The Two Brothers wrecked in water only 10 to 15 feet deep, and would have likely been stripped clean had it wrecked closer to a populated area. But the isolation of French Frigate Shoals means the site has been untouched.
"We had the opportunity to find something that's probably as close to being a time capsule as we could get," Gleason said.
The Two Brothers was like other New England whaling ships of the time, in that its crew sailed thousands of miles from home hunting whales to harvest their blubber. They boiled the fat of the massive marine mammals into oil used to light lamps in cities from New York to London and to power early industry.
The appetite for whale blubber oil, however, meant the ships quickly exhausted successive whale grounds. The Essex was far off the coast of South America when the sperm whale rammed into it. The Two Brothers was passing through poorly mapped waters northwest of the main Hawaiian islands on the way to recently discovered whale grounds closer to Japan when it hit the reef.
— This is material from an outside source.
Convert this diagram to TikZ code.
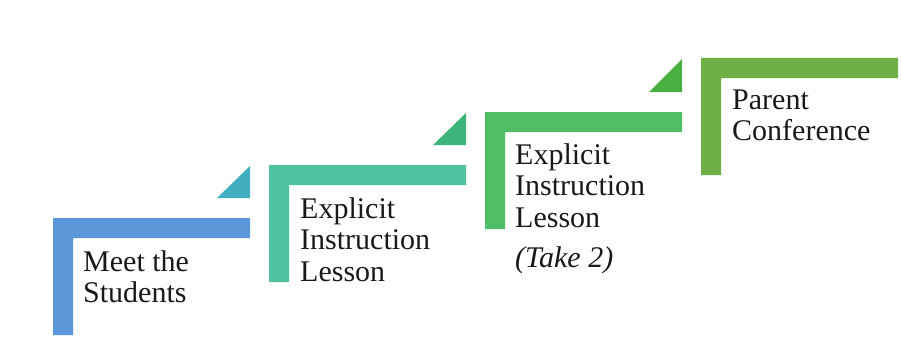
\documentclass[tikz,border=0pt]{standalone}
\usepackage{fontspec}
\setmainfont{Liberation Serif}
\definecolor{stepA}{HTML}{5A96D8}
\definecolor{triA}{HTML}{42AFC0}
\definecolor{stepB}{HTML}{4FC2A2}
\definecolor{triB}{HTML}{3DB47A}
\definecolor{stepC}{HTML}{50BE66}
\definecolor{triC}{HTML}{48B040}
\definecolor{stepD}{HTML}{6EAF46}
\begin{document}
\begin{tikzpicture}[x=1pt,y=-1pt,
  steptext/.style={anchor=base west, inner sep=0pt, align=left,
    font=\fontsize{30}{31.5}\selectfont, text=black!90}]
\useasboundingbox (0,0) rectangle (901,337);
\fill[white] (0,0) rectangle (901,337);
% L-shaped steps
\fill[stepA] (53,218) -- (250,218) -- (250,238) -- (73,238) -- (73,335) -- (53,335) -- cycle;
\fill[stepB] (269,165) -- (466,165) -- (466,185) -- (289,185) -- (289,282) -- (269,282) -- cycle;
\fill[stepC] (485,112) -- (682,112) -- (682,132) -- (505,132) -- (505,229) -- (485,229) -- cycle;
\fill[stepD] (701,58) -- (898,58) -- (898,78) -- (721,78) -- (721,175) -- (701,175) -- cycle;
% triangles
\fill[triA] (217,198) -- (250,198) -- (250,166) -- cycle;
\fill[triB] (433,145) -- (466,145) -- (466,113) -- cycle;
\fill[triC] (649,92) -- (682,92) -- (682,59) -- cycle;
% texts (anchor = baseline of the last line)
\node[steptext] (t1) at (83,302.5) {Meet the\\Students};
\node[steptext] (t2) at (300,281) {Explicit\\Instruction\\Lesson};
\node[steptext] (t3) at (515,267) {Explicit\\Instruction\\Lesson\\[8.5pt]\textit{(Take 2)}};
\node[steptext] (t4) at (732,140.5) {Parent\\Conference};
\end{tikzpicture}
\end{document}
"It was kind of like this ship trap of atolls," Gleason said. "It went from about 40 feet to all of the sudden they were in about 10 feet of water."
For Hawaii, the discovery is a reminder of the great upheaval the whaling industry brought to a kingdom still adjusting to life after the first European travelers arrived.
The hundreds of whaling ships that called on Hawaii's ports starting in 1819 boosted the kingdom's economy, but this mostly benefitted a few men who became suppliers to the vessels, said Jonathan Osorio, a professor of Hawaiian studies at the University of Hawaii-Manoa. The arrival of thousands of outsiders — some of whom claimed Hawaiian law had no jurisdiction over them because they were American or European — challenged the young monarchy.
Gleason said the artifacts are due to go on display at the marine monument's Discovery Center in Hilo and she hopes the exhibit will travel to Nantucket. The archeologists also have more surveying to do: there's still no accounting for another five whaling ships that sank in the atolls that now make up the Papahanaumokuakea monument.